SET PROBLEM
Shown below is a listing with pictures; reproduce exactly, and only, the lines between the ones containing "Write the React, TypeScript" and "const leaderNo0 = [57.5, 11.3, 72.7, 11.3];", inclusive, leaving the pictures out.

Rows from a dataset of charts and code
◆ ◆ ◆

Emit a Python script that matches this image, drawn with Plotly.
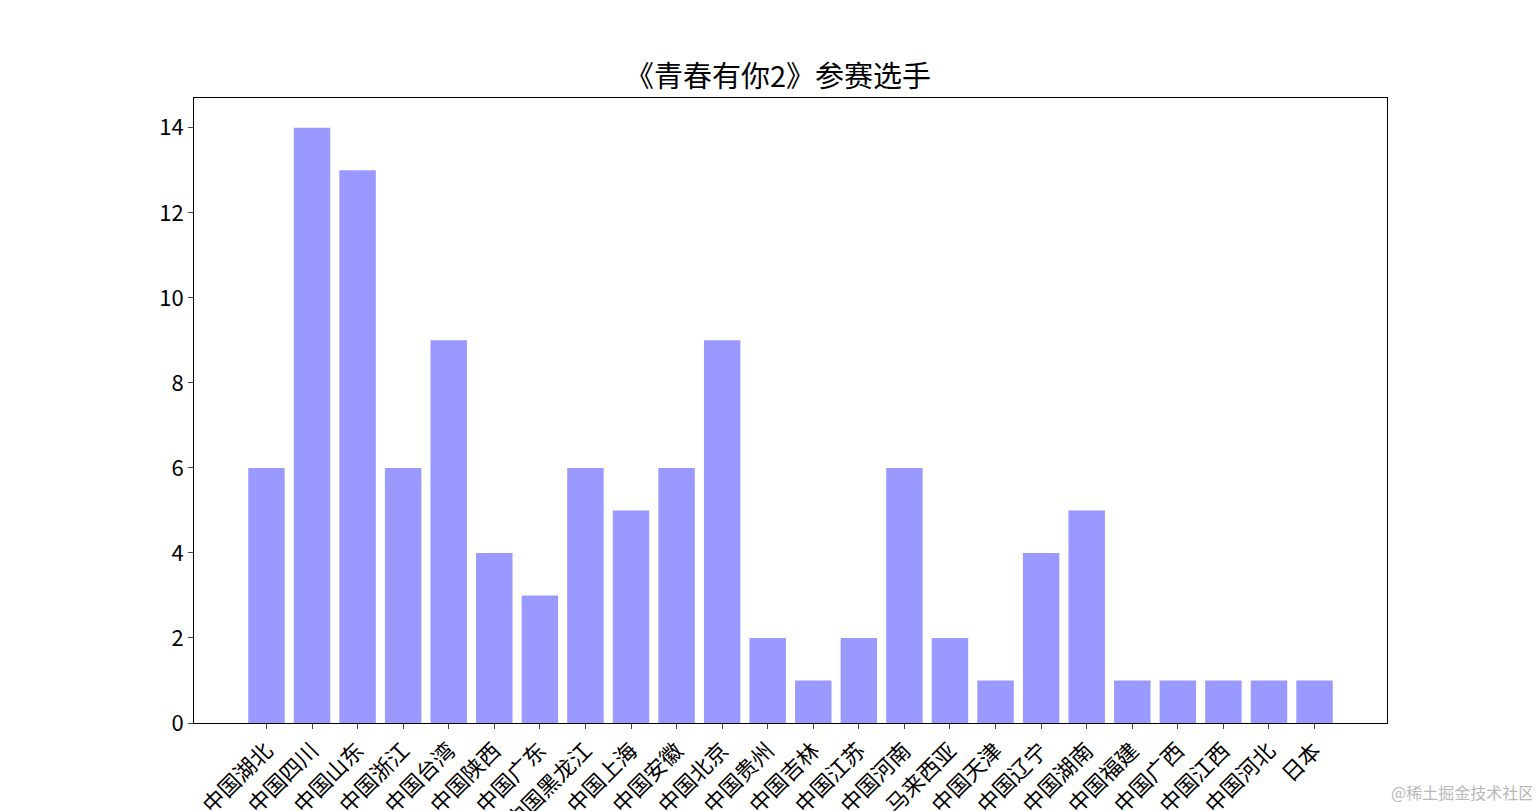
import plotly.graph_objects as go

regions = ["中国湖北", "中国四川", "中国山东", "中国浙江", "中国台湾", "中国陕西", "中国广东",
           "中国黑龙江", "中国上海", "中国安徽", "中国北京", "中国贵州", "中国吉林", "中国江苏",
           "中国河南", "马来西亚", "中国天津", "中国辽宁", "中国湖南", "中国福建", "中国广西",
           "中国江西", "中国河北", "日本"]
counts = [6, 14, 13, 6, 9, 4, 3, 6, 5, 6, 9, 2, 1, 2, 6, 2, 1, 4, 5, 1, 1, 1, 1, 1]

FONT = "Noto Sans CJK SC"

fig = go.Figure(go.Bar(x=list(range(len(regions))), y=counts, width=0.8,
                       marker=dict(color="#9999ff", line=dict(width=0))))

fig.update_layout(
    width=1540, height=811,
    paper_bgcolor="white", plot_bgcolor="white",
    margin=dict(l=186, r=161, t=90, b=96, autoexpand=False),
    font=dict(family=FONT, size=22, color="black"),
    title=dict(text="《青春有你2》参赛选手", x=0.5, xanchor="center", y=0.915, yanchor="middle",
               font=dict(size=29)),
    showlegend=False,
    annotations=[dict(text="@稀土掘金技术社区", xref="paper", yref="paper", x=1.125, y=-0.11,
                      xanchor="right", yanchor="middle", showarrow=False,
                      font=dict(size=16, color="#b8b8b8"))],
)
fig.update_xaxes(range=[-1.59, 24.59], tickmode="array", tickvals=list(range(len(regions))),
                 ticktext=regions, tickangle=-45, ticks="outside", ticklen=5,
                 showline=True, mirror=True, linecolor="black", showgrid=False, zeroline=False)
fig.update_yaxes(range=[0, 14.7], dtick=2, ticks="outside", ticklen=5,
                 showline=True, mirror=True, linecolor="black", showgrid=False, zeroline=False)

fig.write_html("out.html")
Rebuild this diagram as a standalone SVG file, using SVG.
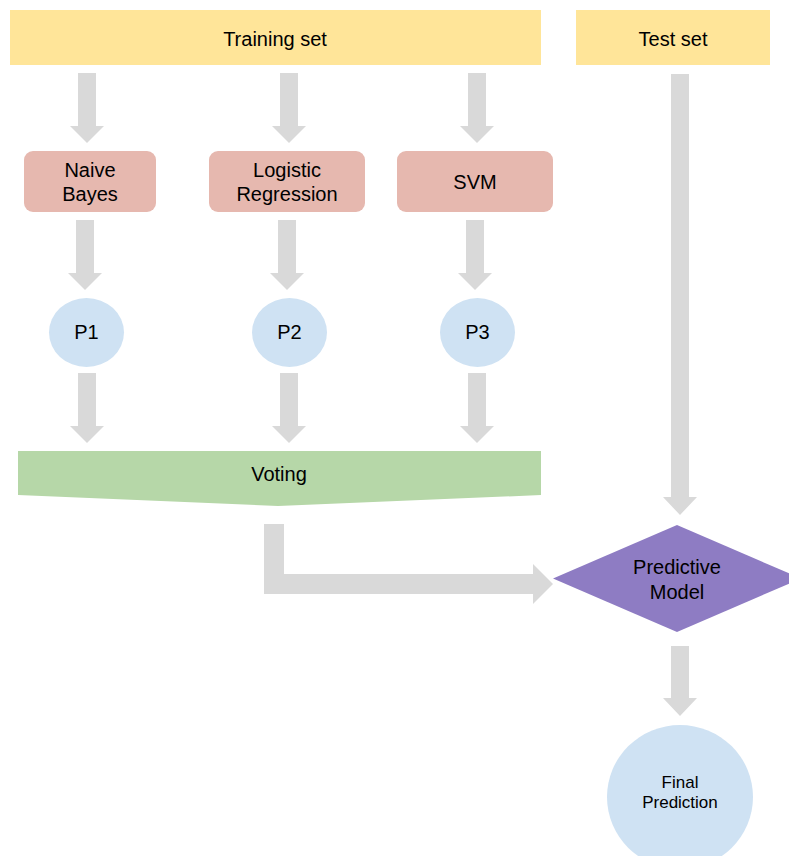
<svg xmlns="http://www.w3.org/2000/svg" width="789" height="856" viewBox="0 0 789 856">
<style>
text{font-family:"Liberation Sans",Arial,sans-serif;font-size:20px;fill:#000;text-anchor:middle}
.yel{fill:#FFE599}
.pink{fill:#E6B8AF}
.blue{fill:#CFE2F3}
.green{fill:#B6D7A8}
.purple{fill:#8E7CC3}
.arr{fill:#D9D9D9}
.small{font-size:17px}
</style>
<defs>
<path id="down" d="M-9,0 H9 V53 H17 L0,70 L-17,53 H-9 Z"/>
</defs>
<rect width="789" height="856" fill="#FFFFFF"/>
<g id="connectors" class="arr">
<use href="#down" x="87" y="73"/>
<use href="#down" x="289" y="73"/>
<use href="#down" x="477" y="73"/>
<use href="#down" x="85" y="220"/>
<use href="#down" x="287" y="220"/>
<use href="#down" x="475" y="220"/>
<use href="#down" x="87" y="373"/>
<use href="#down" x="289" y="373"/>
<use href="#down" x="477" y="373"/>
<path d="M671,74 H689 V497 H697 L680,515 L663,497 H671 Z"/>
<path d="M671,646 H689 V698 H697 L680,716 L663,698 H671 Z"/>
<path d="M264,524 H284 V574 H533 V564 L553,584 L533,604 V594 H264 Z"/>
</g>
<g id="training-set">
<rect class="yel" x="10" y="10" width="531" height="55"/>
<text x="275" y="46">Training set</text>
</g>
<g id="test-set">
<rect class="yel" x="576" y="10" width="194" height="55"/>
<text x="673" y="46">Test set</text>
</g>
<g id="naive-bayes">
<rect class="pink" x="24" y="151" width="132" height="61" rx="9"/>
<text x="90" y="177">Naive</text>
<text x="90" y="201">Bayes</text>
</g>
<g id="logistic-regression">
<rect class="pink" x="209" y="151" width="156" height="61" rx="9"/>
<text x="287" y="177">Logistic</text>
<text x="287" y="201">Regression</text>
</g>
<g id="svm">
<rect class="pink" x="397" y="151" width="156" height="61" rx="9"/>
<text x="475" y="189">SVM</text>
</g>
<g id="p1">
<ellipse class="blue" cx="86.5" cy="332.5" rx="37.5" ry="34.5"/>
<text x="86.5" y="339">P1</text>
</g>
<g id="p2">
<ellipse class="blue" cx="289.5" cy="332.5" rx="37.5" ry="34.5"/>
<text x="289.5" y="339">P2</text>
</g>
<g id="p3">
<ellipse class="blue" cx="477.5" cy="332.5" rx="37.5" ry="34.5"/>
<text x="477.5" y="339">P3</text>
</g>
<g id="voting">
<polygon class="green" points="18,451 541,451 541,495 278,506 18,495"/>
<text x="279" y="481">Voting</text>
</g>
<g id="predictive-model">
<polygon class="purple" points="677,525 801,578.5 677,632 553,578.5"/>
<text x="677" y="574">Predictive</text>
<text x="677" y="599">Model</text>
</g>
<g id="final-prediction">
<ellipse class="blue" cx="680" cy="797" rx="73" ry="72"/>
<text class="small" x="680" y="788">Final</text>
<text class="small" x="680" y="808">Prediction</text>
</g>
</svg>
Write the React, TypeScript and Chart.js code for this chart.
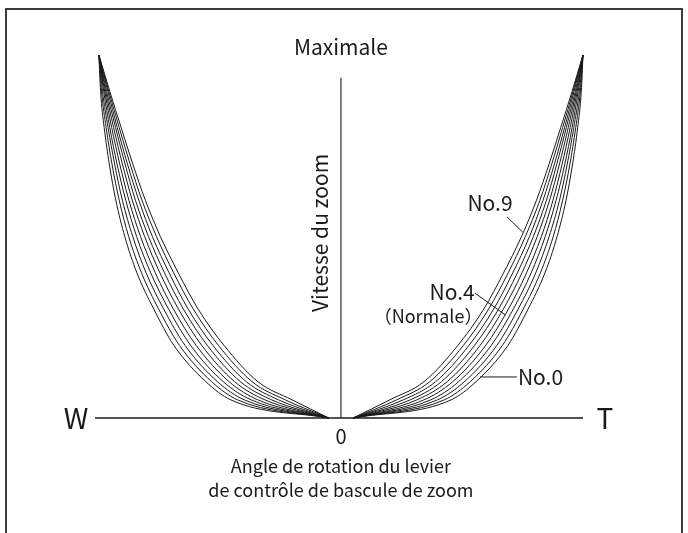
import React, { useEffect, useRef } from 'react';
import { Chart, registerables } from 'chart.js';

Chart.register(...registerables);

// Speed levels (vertical axis, % of maximum zoom speed)
const speedLevels = [0, 5, 10, 20, 30, 40, 50, 60, 70, 80, 90, 100];

// Lever angle (% of full travel) reached by each curve at each speed level
const curveNo0 = [5, 45.5, 55.8, 69.0, 77.3, 84.3, 89.3, 93.0, 95.7, 97.8, 99.3, 100];
const curveNo1 = [5, 42.7, 53.4, 66.7, 75.3, 82.4, 87.7, 91.6, 94.6, 97.0, 98.9, 100];
const curveNo2 = [5, 39.9, 51.0, 64.4, 73.2, 80.5, 86.0, 90.3, 93.5, 96.2, 98.5, 100];
const curveNo3 = [5, 37.1, 48.6, 62.1, 71.2, 78.6, 84.4, 88.9, 92.5, 95.5, 98.0, 100];
const curveNo4 = [5, 34.3, 46.2, 59.8, 69.2, 76.7, 82.8, 87.6, 91.4, 94.7, 97.6, 100];
const curveNo5 = [5, 31.4, 43.9, 57.5, 67.1, 74.8, 81.1, 86.2, 90.3, 93.9, 97.2, 100];
const curveNo6 = [5, 28.6, 41.5, 55.2, 65.1, 72.9, 79.5, 84.9, 89.2, 93.1, 96.8, 100];
const curveNo7 = [5, 25.8, 39.1, 52.9, 63.1, 71.0, 77.9, 83.5, 88.2, 92.4, 96.3, 100];
const curveNo8 = [5, 23.0, 36.7, 50.6, 61.0, 69.1, 76.2, 82.2, 87.1, 91.6, 95.9, 100];
const curveNo9 = [5, 20.2, 34.3, 48.3, 59.0, 67.2, 74.6, 80.8, 86.0, 90.8, 95.5, 100];

const curves = [curveNo0, curveNo1, curveNo2, curveNo3, curveNo4, curveNo5, curveNo6, curveNo7, curveNo8, curveNo9];

// Axis extents
const angleMin = -101.6;
const angleMax = 100;
const speedAxisTop = 93.7;

// Leader lines for the curve labels: [x1, y1, x2, y2]
const leaderNo9 = [68.6, 55.4, 75.1, 51.2];
const leaderNo4 = [55.4, 34.4, 67.9, 28.4];
const leaderNo0 = [57.5, 11.3, 72.7, 11.3];

const titleTop = 'Maximale';
const titleY = 'Vitesse du zoom';
const labelW = 'W';
const labelT = 'T';
const labelZero = '0';
const titleX1 = 'Angle de rotation du levier';
const titleX2 = 'de contrôle de bascule de zoom';
const labelNo9 = 'No.9';
const labelNo4 = 'No.4';
const labelNormal = '（Normale）';
const labelNo0 = 'No.0';

const FONT = '"Noto Sans CJK JP", "Noto Sans", sans-serif';
const INK = '#1a1a1a';

export default function App() {
  const ref = useRef<HTMLCanvasElement | null>(null);

  useEffect(() => {
    document.body.style.margin = '0';
    const canvas = ref.current;
    if (!canvas) return;

    const lineDs = (pts: { x: number; y: number }[], width: number, smooth: boolean) => ({
      data: pts,
      showLine: true,
      borderColor: INK,
      borderWidth: width,
      pointRadius: 0,
      pointHoverRadius: 0,
      fill: false,
      clip: false as any,
      cubicInterpolationMode: smooth ? ('monotone' as const) : ('default' as const),
      tension: 0,
    });

    const datasets: any[] = [];
    curves.forEach((c) => {
      const right = c.map((v, i) => ({ x: v, y: speedLevels[i] }));
      const left = c.map((v, i) => ({ x: -v, y: speedLevels[i] })).reverse();
      datasets.push(lineDs(right, 1, true));
      datasets.push(lineDs(left, 1, true));
    });
    datasets.push(lineDs([{ x: angleMin, y: 0 }, { x: angleMax, y: 0 }], 1.3, false));
    datasets.push(lineDs([{ x: 0, y: 0 }, { x: 0, y: speedAxisTop }], 1.1, false));
    [leaderNo9, leaderNo4, leaderNo0].forEach((l) => {
      datasets.push(lineDs([{ x: l[0], y: l[1] }, { x: l[2], y: l[3] }], 1, false));
    });

    const textPlugin = {
      id: 'texts',
      beforeDraw(chart: any) {
        const ctx = chart.ctx;
        ctx.save();
        ctx.fillStyle = '#ffffff';
        ctx.fillRect(0, 0, chart.width, chart.height);
        ctx.restore();
      },
      afterDraw(chart: any) {
        const ctx = chart.ctx;
        const xs = chart.scales.x;
        const ys = chart.scales.y;
        const px = (v: number) => xs.getPixelForValue(v);
        const py = (v: number) => ys.getPixelForValue(v);
        ctx.save();
        // frame
        ctx.strokeStyle = '#3a3a3a';
        ctx.lineWidth = 2;
        ctx.strokeRect(6, 9, chart.width - 12, chart.height + 20);

        ctx.fillStyle = INK;
        ctx.textAlign = 'center';
        ctx.textBaseline = 'middle';
        ctx.font = `21px ${FONT}`;
        ctx.fillText(titleTop, px(0), py(100) - 8);
        ctx.font = `20px ${FONT}`;
        ctx.fillText(labelZero, px(0), py(0) + 18);
        ctx.font = `18px ${FONT}`;
        ctx.fillText(titleX1, px(0), py(0) + 48);
        ctx.fillText(titleX2, px(0), py(0) + 72);

        ctx.save();
        ctx.font = `21px ${FONT}`;
        ctx.translate(px(0) - 21, py(51));
        ctx.rotate(-Math.PI / 2);
        ctx.fillText(titleY, 0, 0);
        ctx.restore();

        ctx.font = `28px ${FONT}`;
        ctx.fillText(labelW, px(angleMin) - 19, py(0));
        ctx.fillText(labelT, px(angleMax) + 22, py(0));

        ctx.font = `21px ${FONT}`;
        ctx.fillText(labelNo9, px(leaderNo9[0]) - 17, py(leaderNo9[1]) - 14);
        ctx.fillText(labelNo4, px(leaderNo4[0]) - 23, py(leaderNo4[1]) - 1);
        ctx.font = `18px ${FONT}`;
        ctx.fillText(labelNormal, px(leaderNo4[0]) - 47, py(leaderNo4[1]) + 23);
        ctx.font = `21px ${FONT}`;
        ctx.textAlign = 'left';
        ctx.fillText(labelNo0, px(leaderNo0[2]) + 1, py(leaderNo0[3]));
        ctx.restore();
      },
    };

    const chart = new Chart(canvas, {
      type: 'scatter',
      data: { datasets },
      options: {
        animation: false,
        responsive: false,
        maintainAspectRatio: false,
        events: [],
        layout: { padding: { left: 95, right: 105, top: 55, bottom: 115 } },
        plugins: { legend: { display: false }, tooltip: { enabled: false } },
        scales: {
          x: { type: 'linear', min: angleMin, max: angleMax, display: false },
          y: { type: 'linear', min: 0, max: 100, display: false },
        },
      },
      plugins: [textPlugin],
    });
    return () => chart.destroy();
  }, []);

  return <canvas ref={ref} width={688} height={533} style={{ display: 'block' }} />;
}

◆ ◆ ◆

SOLUTION FOR THIS EXERCISE
Write the React, TypeScript and Chart.js code for this chart.
import React, { useEffect, useRef } from 'react';
import { Chart, registerables } from 'chart.js';

Chart.register(...registerables);

// Speed levels (vertical axis, % of maximum zoom speed)
const speedLevels = [0, 5, 10, 20, 30, 40, 50, 60, 70, 80, 90, 100];

// Lever angle (% of full travel) reached by each curve at each speed level
const curveNo0 = [5, 45.5, 55.8, 69.0, 77.3, 84.3, 89.3, 93.0, 95.7, 97.8, 99.3, 100];
const curveNo1 = [5, 42.7, 53.4, 66.7, 75.3, 82.4, 87.7, 91.6, 94.6, 97.0, 98.9, 100];
const curveNo2 = [5, 39.9, 51.0, 64.4, 73.2, 80.5, 86.0, 90.3, 93.5, 96.2, 98.5, 100];
const curveNo3 = [5, 37.1, 48.6, 62.1, 71.2, 78.6, 84.4, 88.9, 92.5, 95.5, 98.0, 100];
const curveNo4 = [5, 34.3, 46.2, 59.8, 69.2, 76.7, 82.8, 87.6, 91.4, 94.7, 97.6, 100];
const curveNo5 = [5, 31.4, 43.9, 57.5, 67.1, 74.8, 81.1, 86.2, 90.3, 93.9, 97.2, 100];
const curveNo6 = [5, 28.6, 41.5, 55.2, 65.1, 72.9, 79.5, 84.9, 89.2, 93.1, 96.8, 100];
const curveNo7 = [5, 25.8, 39.1, 52.9, 63.1, 71.0, 77.9, 83.5, 88.2, 92.4, 96.3, 100];
const curveNo8 = [5, 23.0, 36.7, 50.6, 61.0, 69.1, 76.2, 82.2, 87.1, 91.6, 95.9, 100];
const curveNo9 = [5, 20.2, 34.3, 48.3, 59.0, 67.2, 74.6, 80.8, 86.0, 90.8, 95.5, 100];

const curves = [curveNo0, curveNo1, curveNo2, curveNo3, curveNo4, curveNo5, curveNo6, curveNo7, curveNo8, curveNo9];

// Axis extents
const angleMin = -101.6;
const angleMax = 100;
const speedAxisTop = 93.7;

// Leader lines for the curve labels: [x1, y1, x2, y2]
const leaderNo9 = [68.6, 55.4, 75.1, 51.2];
const leaderNo4 = [55.4, 34.4, 67.9, 28.4];
const leaderNo0 = [57.5, 11.3, 72.7, 11.3];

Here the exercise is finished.